I don’t take the principle of congressional approval lightly. Congress has been circumvented before, most notably by Bill Clinton in Kosovo, but also by Ronald Reagan on Grenada and other times. That means it can be done. It doesn’t mean it should be done. Ideally it shouldn’t. On the other hand, this Congress is out of its mind with hatred of the president. Those are not supposed to be the conditions under which Congress deliberates.
But if Obama circumvents Congress here, this better be the most successful short military campaign in history, because the House Republicans are going to be on him like white on rice about plans, preparedness, all the rest. And they have subpoena power. And God forbid anyone dies. They’ll be investigating “the Syria fiasco” or whatever they start calling it for years.
And they won’t stop there, probably. If you’re fishing around for an excuse to impeach Obama, well, it’s likely that his starting a war without congressional or Security Council approval will strike you as one (and yes, you will be cynical enough to invoke the Security Council as if you admired it). Remember what that House letter says—a strike would violate the Constitution. They wrote it that way for a reason.
It’s mind-boggling. Here’s a guy who didn’t even want to do anything about Syria. Then the chemical weapons, and the horrifying photos and videos, and the international outrage, and the instinct to enforce a longstanding international norm and his famous red line. (Boy, does he regret saying that now? He’d better.) In all this he could count on, as we can always count on, good old John Bull. But now even the Brits, owing to a decade-long Iraq hangover, don’t want anything to do with this, and suddenly the guy who doesn’t even really want this conflagration might have to act more unilaterally than even Bush did. Maybe he can get the Marshall Islands on board?

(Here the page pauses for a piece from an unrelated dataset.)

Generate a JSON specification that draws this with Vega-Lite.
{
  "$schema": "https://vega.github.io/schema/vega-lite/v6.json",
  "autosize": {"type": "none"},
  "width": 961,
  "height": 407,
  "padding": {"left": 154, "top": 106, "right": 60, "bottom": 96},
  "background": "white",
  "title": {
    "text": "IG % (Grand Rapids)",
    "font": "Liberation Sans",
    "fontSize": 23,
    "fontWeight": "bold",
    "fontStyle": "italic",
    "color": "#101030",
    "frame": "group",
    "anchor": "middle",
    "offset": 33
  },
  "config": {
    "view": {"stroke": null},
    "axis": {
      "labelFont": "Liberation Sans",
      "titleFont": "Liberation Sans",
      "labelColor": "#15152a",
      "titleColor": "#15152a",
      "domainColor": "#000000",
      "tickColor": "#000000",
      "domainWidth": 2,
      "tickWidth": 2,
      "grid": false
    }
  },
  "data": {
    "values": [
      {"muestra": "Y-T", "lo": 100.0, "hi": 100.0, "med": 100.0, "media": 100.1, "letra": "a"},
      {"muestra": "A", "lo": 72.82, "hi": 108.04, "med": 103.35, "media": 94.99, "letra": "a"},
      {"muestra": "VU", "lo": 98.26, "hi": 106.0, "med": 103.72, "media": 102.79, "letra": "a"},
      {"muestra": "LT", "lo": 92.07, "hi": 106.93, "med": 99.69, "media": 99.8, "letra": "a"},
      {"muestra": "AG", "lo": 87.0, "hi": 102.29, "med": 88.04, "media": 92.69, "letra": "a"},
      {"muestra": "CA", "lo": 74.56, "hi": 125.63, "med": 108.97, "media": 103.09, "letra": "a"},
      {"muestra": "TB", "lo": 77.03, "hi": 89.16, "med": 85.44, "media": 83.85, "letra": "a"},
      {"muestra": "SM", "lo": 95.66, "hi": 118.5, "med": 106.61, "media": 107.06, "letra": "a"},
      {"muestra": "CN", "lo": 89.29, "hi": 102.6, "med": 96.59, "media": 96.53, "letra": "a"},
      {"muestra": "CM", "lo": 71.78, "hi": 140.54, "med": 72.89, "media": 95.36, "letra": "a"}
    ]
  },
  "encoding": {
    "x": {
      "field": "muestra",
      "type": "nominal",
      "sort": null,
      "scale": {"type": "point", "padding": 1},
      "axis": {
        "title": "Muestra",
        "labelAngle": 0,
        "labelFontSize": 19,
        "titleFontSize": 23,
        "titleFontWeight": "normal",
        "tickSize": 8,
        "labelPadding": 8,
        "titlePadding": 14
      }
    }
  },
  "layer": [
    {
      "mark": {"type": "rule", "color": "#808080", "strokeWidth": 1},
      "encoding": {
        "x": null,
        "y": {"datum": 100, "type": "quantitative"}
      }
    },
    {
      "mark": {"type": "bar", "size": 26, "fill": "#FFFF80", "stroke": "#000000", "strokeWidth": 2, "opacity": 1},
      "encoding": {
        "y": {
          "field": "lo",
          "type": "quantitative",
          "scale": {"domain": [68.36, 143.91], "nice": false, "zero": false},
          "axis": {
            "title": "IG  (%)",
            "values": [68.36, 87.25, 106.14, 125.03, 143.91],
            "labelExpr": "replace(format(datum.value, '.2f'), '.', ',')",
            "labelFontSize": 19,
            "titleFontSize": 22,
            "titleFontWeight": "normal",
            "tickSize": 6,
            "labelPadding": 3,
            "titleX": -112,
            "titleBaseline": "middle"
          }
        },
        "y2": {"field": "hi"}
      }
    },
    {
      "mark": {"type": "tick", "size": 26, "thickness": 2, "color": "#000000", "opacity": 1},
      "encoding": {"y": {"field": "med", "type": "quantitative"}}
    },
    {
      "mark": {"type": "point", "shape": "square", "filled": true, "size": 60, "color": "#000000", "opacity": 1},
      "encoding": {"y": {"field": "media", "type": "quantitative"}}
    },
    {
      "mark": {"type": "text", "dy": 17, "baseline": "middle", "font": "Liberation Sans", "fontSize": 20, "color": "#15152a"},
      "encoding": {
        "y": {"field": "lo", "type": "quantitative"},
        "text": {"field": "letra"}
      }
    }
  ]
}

If Obama is going to do this, he’s got to go before the public and explain why we need to this, what exactly “this” is, and the ways in which “this” will be limited. If he can do that, and then if the operation is brief and succeeds (or even probably as long as it doesn’t fail spectacularly), he can wriggle out of this corner. But if anything goes wrong, look out—and not just in the region, but on the Potomac too.